* _WHAT IS EXPECTED_
Search the listing below for the string "this" and show each line that contains it.

* _RECORDS TO PROCESS_
— Begin —

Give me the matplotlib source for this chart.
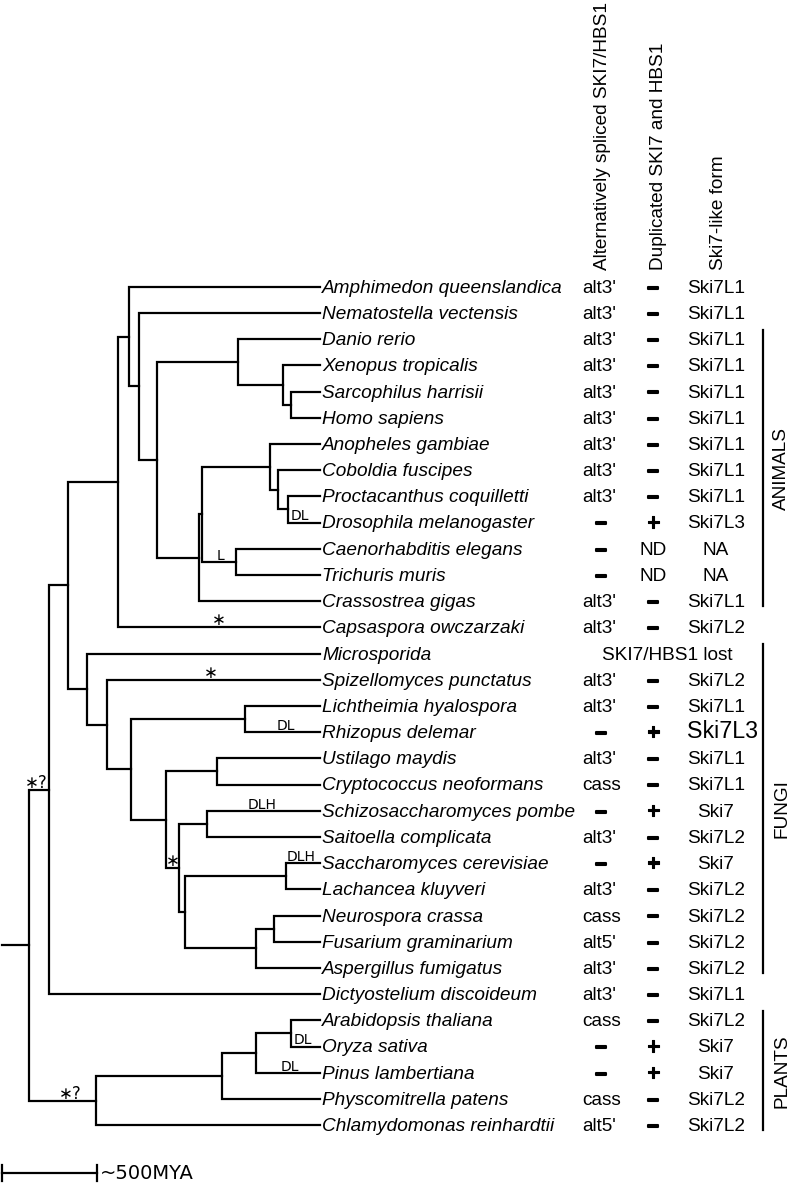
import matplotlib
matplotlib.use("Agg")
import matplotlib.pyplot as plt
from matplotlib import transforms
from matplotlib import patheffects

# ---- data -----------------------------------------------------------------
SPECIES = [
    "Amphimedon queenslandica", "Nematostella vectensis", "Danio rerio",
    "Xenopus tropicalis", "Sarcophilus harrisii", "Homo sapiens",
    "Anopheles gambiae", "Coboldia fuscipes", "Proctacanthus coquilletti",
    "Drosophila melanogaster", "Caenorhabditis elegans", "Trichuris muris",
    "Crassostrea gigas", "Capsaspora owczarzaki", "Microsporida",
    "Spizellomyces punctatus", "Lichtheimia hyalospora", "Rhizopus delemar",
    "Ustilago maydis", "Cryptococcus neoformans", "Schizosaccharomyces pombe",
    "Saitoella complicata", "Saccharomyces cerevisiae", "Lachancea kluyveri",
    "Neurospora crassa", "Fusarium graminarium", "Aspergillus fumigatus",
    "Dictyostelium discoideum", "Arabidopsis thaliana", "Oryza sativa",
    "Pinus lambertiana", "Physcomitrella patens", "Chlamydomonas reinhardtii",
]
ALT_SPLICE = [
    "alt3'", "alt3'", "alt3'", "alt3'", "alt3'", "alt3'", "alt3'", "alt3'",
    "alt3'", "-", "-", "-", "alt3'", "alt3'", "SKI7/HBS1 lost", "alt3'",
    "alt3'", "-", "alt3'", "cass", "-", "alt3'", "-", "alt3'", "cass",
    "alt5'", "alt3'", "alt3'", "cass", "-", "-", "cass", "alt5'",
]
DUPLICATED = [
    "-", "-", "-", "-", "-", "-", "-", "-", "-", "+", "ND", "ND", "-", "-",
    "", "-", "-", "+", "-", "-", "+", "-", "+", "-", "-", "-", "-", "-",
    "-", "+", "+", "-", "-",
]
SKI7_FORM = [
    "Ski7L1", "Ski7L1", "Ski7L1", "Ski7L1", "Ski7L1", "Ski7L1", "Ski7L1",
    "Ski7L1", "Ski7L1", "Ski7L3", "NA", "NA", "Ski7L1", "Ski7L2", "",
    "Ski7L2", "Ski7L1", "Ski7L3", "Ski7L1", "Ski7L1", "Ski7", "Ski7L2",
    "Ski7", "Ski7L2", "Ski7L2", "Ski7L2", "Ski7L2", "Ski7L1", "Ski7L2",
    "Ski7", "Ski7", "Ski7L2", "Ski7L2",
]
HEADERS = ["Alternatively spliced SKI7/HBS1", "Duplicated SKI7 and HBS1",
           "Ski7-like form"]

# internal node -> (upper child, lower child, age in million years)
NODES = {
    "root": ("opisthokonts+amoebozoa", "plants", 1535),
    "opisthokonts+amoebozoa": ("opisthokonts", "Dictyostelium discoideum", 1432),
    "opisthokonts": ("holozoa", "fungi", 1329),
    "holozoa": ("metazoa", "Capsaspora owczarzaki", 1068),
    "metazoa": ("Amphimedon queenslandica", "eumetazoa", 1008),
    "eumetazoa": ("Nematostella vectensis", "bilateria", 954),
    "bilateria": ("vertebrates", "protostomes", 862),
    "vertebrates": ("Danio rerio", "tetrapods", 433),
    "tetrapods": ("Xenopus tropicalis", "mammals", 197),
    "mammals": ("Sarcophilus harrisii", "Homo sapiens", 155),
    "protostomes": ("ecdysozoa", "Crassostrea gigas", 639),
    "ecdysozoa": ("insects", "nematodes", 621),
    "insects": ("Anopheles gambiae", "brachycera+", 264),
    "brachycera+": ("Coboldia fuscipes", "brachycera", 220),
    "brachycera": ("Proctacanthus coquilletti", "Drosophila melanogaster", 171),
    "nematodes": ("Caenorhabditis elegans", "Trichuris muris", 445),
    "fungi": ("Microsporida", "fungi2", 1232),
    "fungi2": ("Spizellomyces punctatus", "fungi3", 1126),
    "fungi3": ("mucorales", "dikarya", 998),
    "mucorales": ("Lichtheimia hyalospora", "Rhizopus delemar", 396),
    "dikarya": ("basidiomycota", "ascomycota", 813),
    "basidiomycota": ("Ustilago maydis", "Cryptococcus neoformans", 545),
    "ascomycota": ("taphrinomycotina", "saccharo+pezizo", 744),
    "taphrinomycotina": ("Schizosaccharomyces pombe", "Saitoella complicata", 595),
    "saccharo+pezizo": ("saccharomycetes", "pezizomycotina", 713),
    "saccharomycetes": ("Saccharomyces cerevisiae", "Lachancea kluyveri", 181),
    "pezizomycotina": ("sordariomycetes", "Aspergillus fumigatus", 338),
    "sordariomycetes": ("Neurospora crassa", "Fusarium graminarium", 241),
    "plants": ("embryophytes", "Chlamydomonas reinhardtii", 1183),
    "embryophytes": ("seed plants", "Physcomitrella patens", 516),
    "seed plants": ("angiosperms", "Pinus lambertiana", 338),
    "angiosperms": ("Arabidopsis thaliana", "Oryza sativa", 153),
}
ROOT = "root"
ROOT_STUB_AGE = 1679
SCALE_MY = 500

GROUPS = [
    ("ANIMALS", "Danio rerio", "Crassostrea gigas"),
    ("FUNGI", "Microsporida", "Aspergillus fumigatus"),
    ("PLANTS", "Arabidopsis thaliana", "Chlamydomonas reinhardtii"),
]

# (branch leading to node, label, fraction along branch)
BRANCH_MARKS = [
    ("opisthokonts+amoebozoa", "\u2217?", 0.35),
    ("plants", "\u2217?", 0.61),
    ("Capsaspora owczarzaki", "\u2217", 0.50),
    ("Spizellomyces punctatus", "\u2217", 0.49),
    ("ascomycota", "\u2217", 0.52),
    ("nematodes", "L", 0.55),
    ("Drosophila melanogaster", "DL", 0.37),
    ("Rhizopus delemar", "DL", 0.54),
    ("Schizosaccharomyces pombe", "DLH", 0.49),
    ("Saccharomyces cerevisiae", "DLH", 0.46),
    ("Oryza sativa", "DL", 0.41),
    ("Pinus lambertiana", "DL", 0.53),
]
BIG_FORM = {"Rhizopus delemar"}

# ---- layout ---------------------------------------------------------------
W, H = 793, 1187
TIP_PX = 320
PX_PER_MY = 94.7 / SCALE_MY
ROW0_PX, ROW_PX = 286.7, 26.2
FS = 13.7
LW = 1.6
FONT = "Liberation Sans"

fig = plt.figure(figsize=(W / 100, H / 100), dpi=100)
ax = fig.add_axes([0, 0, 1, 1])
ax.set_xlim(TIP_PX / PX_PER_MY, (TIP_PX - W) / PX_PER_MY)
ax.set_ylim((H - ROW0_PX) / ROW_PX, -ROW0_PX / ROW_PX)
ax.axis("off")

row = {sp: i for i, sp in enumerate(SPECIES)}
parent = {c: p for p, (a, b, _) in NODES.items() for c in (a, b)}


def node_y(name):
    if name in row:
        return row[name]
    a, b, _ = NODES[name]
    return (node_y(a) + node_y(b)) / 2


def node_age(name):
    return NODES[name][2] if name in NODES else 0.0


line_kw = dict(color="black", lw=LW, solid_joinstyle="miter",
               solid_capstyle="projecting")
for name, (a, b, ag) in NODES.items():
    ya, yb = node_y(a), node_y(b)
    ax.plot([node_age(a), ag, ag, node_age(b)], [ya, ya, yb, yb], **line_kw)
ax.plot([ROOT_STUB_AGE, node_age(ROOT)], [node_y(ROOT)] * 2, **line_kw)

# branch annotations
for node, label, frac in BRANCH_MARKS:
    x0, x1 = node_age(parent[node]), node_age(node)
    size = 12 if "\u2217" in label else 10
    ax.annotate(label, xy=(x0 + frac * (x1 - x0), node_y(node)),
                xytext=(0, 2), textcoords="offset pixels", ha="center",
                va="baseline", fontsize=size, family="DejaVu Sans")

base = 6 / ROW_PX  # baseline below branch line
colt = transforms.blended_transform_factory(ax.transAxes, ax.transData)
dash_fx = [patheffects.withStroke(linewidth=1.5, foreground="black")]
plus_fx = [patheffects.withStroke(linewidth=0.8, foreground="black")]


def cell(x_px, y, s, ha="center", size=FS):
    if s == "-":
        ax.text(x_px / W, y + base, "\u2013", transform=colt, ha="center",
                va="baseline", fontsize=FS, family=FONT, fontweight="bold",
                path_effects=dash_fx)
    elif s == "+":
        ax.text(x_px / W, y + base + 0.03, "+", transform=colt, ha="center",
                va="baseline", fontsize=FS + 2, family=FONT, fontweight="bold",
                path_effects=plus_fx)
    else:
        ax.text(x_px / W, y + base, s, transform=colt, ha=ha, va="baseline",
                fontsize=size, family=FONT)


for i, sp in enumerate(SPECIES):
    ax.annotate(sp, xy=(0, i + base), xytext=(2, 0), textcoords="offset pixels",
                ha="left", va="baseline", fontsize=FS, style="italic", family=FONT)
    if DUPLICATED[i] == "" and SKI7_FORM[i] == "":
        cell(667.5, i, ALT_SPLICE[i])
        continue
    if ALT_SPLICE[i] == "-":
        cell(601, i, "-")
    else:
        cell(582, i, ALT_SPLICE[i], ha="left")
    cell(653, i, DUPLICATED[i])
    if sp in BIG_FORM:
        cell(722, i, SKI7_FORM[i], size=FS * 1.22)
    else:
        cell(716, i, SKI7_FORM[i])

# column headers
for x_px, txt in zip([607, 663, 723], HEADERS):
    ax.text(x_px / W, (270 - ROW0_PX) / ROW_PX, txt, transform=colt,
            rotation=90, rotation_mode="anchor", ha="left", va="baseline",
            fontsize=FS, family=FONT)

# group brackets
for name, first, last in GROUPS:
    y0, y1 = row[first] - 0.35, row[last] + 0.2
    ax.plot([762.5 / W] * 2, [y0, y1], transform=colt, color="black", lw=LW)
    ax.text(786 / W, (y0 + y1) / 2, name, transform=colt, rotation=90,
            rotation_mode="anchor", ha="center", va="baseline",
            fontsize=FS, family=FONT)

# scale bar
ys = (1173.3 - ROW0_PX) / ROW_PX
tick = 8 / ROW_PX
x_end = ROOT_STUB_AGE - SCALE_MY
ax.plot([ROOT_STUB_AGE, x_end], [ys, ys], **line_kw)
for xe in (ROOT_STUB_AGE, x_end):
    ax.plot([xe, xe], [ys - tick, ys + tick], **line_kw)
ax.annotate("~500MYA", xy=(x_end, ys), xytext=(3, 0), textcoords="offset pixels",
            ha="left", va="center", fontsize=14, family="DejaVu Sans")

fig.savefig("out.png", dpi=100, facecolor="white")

— End —
— Begin —

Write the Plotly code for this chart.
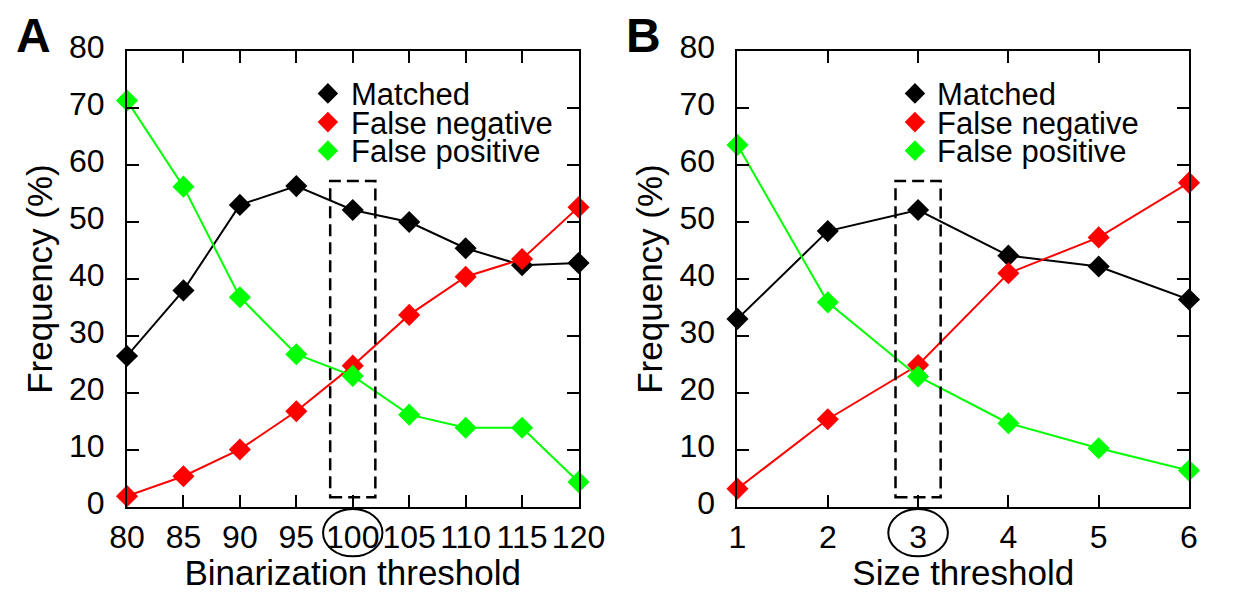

— End —

* _COMPLETED EXERCISE_
Give me the matplotlib source for this chart.
Write the Plotly code for this chart.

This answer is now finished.